We're given life with a set of innate characteristics, much of which we can't change, or at least not without a lot of money and/or help, but likely not, and we are somewhat limited in what we think we can accomplish and really can accomplish. We can use our talent to achieve, go through life with it, or simply forget about it's existence. It's not fixed how and how much we use our talent, but it's our choice within the framework we're given from life.
And that's the second part. While we have all this talent, we can only do what life provides in terms of opportunity. You can argue all you want about chances and opportunity, it really boils down to the old adage with everything, timing and location. We have to be at the right place at the right time for many opportunites whether we believe we created them or not. A small change in the world and life, and it's all for naught.

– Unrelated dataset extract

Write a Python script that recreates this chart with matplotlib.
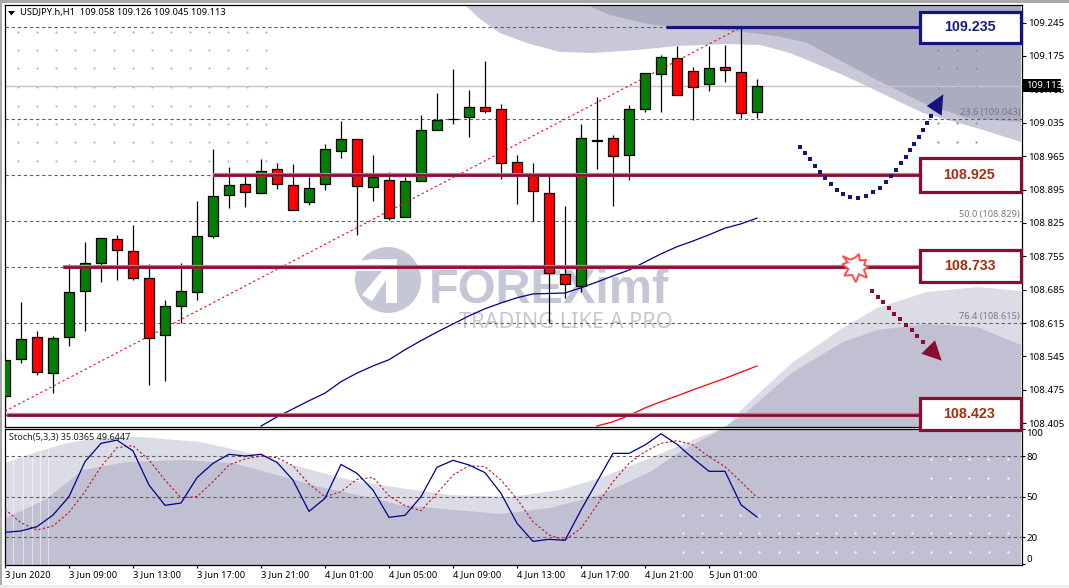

I don't really have a point to this post except thinking out loud, as I do sometimes, and now in retirement on a new career, I wonder the typical philosophical stuff about what I'm doing. After 28 years working for an agency, and the normal bosses, most too stupid to be good but a few really great, and working for the public, where I really believed in the work I was doing, the proverbial "for the greater good." And being in my mid-to-late 50's it's the time you begin to face the reality of your own body, what's left that it can do without breaking.
Two years ago I had a complete physical with several heart tests, including a sonogram which is really cool to see your heart working, and the normal test they give to those over 50, meaning a colonoscopy, complete with DVD too. I now know the limitations of my aging body. I can't do what it did when I was 50, let alone before that. It's the reality of my being. And I have to learn to find ways to keep it working near its best, or best I can do.
And I've had to accept what I can learn. The mind is interesting as it ages. Our minds are still as sharp, and maybe a little slower, and hopefully smarter and wiser. Studies have shown that many endeavors requires the youthful mind where they professionally peak in their 20's, and while they can still do more and new work, their best is usually history past 30. But many endeavors are doable until one's death. One of those is photography. Age only slows you down but never impedes the creative mind.
Well, except for one thing, happenstance. We never know when something will happen to leave you less than whole, and we have to learn again who we are. We can hope for a life without such events but life is a random chance. We can simply go about what we're doing and let the rest of it take care of itself. It's about life as we know and can.
In the pile of leaves, we just another one that existed for the season in the many piles in the corners of the world. And life goes on.